You know how you feel after a session on the yoga mat – the adrenaline boost, the warm burn in your muscles, some of which you never knew you had, the peace of mind, and hopefully the kinder, gentler outlook on humanity as you connect with everything around you? Being able to tap into these feelings whenever you need to becomes increasingly important, and having your yoga mat with you wherever you go affords you this freedom.

I fined that the presence of my yoga mat in my car, even if it’s not on the way to the studio, serves as a reminder of the lifestyle I’ve chosen. It’s one that values the positive feelings and connectedness I feel when I’m practicing. If it’s in my home office on the couch, I’m reminded to use it rather than curl up on that couch, to choose activity rather than passivity, to embrace challenge rather than apathy. And that’s just what the mat does when I’m not using it.

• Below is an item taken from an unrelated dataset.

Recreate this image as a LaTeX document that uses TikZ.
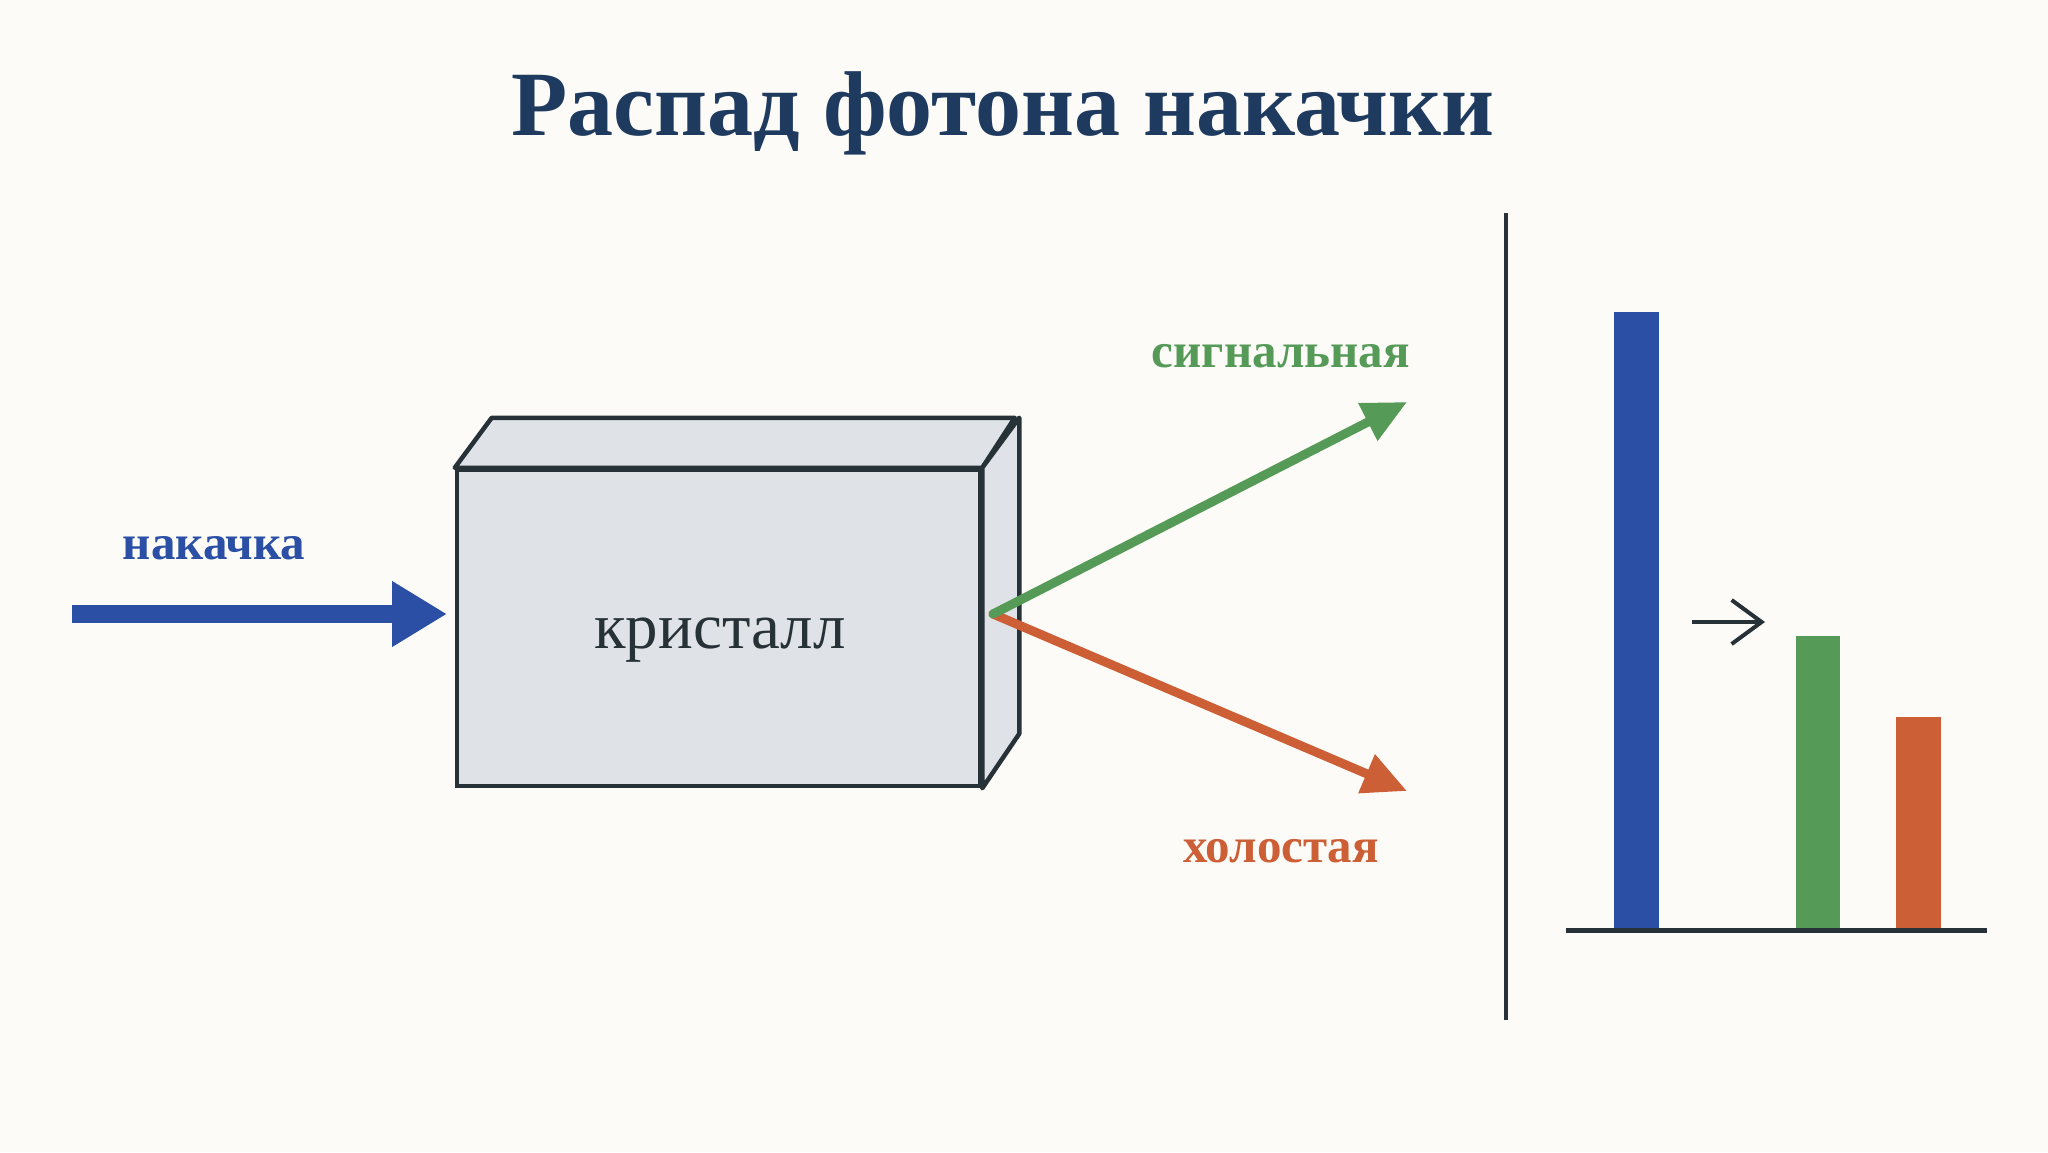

When I do roll the yoga mat out, I begin a process of extreme focus, of being present in the moment, on the mat, and nowhere else. The soft, inviting texture of the mat and it’s warm, invigorating color and pattern remind me why I chose this particular mat. It was kind of like choosing clothes – I liked the way it looked, the way it felt, the way I felt when I was using it. In a small way, it was an expression of who I was and who I wanted to be.

As I’ve settled in to my practice, which is still very young, I’ve wondered if my mat still fits. Not in the sense of “does this mat make my butt look big?” but if it’s meeting the needs my evolving practice has brought to the surface. I have a 3mm mat right now, and I’m wondering if a 5mm would be a better fit. Balance isn’t too difficult right now, but the pressure on my body through the mat is luring my focus away at times. Perhaps it’s time for a change.

I’ve had my eye on a mat that’s designed to wick moisture away from the hands and feet, but it’s really thick. Not sure if I want to go that thick, but I do have issues with moisture. But honestly, I’m struggling with the idea of giving up my old mat. There is a connection, however silly and intangible, to the mat that brought me into yoga and has inspired my practice and focus. I remember helping my kids (when they were young) let go of things they had become attached to, so maybe I need someone to tell me it’s ok to let go, too. Maybe a new mat will change my practice for the better, and change me, too.

Yoga mat life is a beautiful life, and the mat is no small part of it. It’s where we begin, connect, challenge, grow, and end. The right yoga mat is essential to help keep our focus inward, then outward. It’s selection is not an unimportant one, as it can play such an understated yet key role in our identities.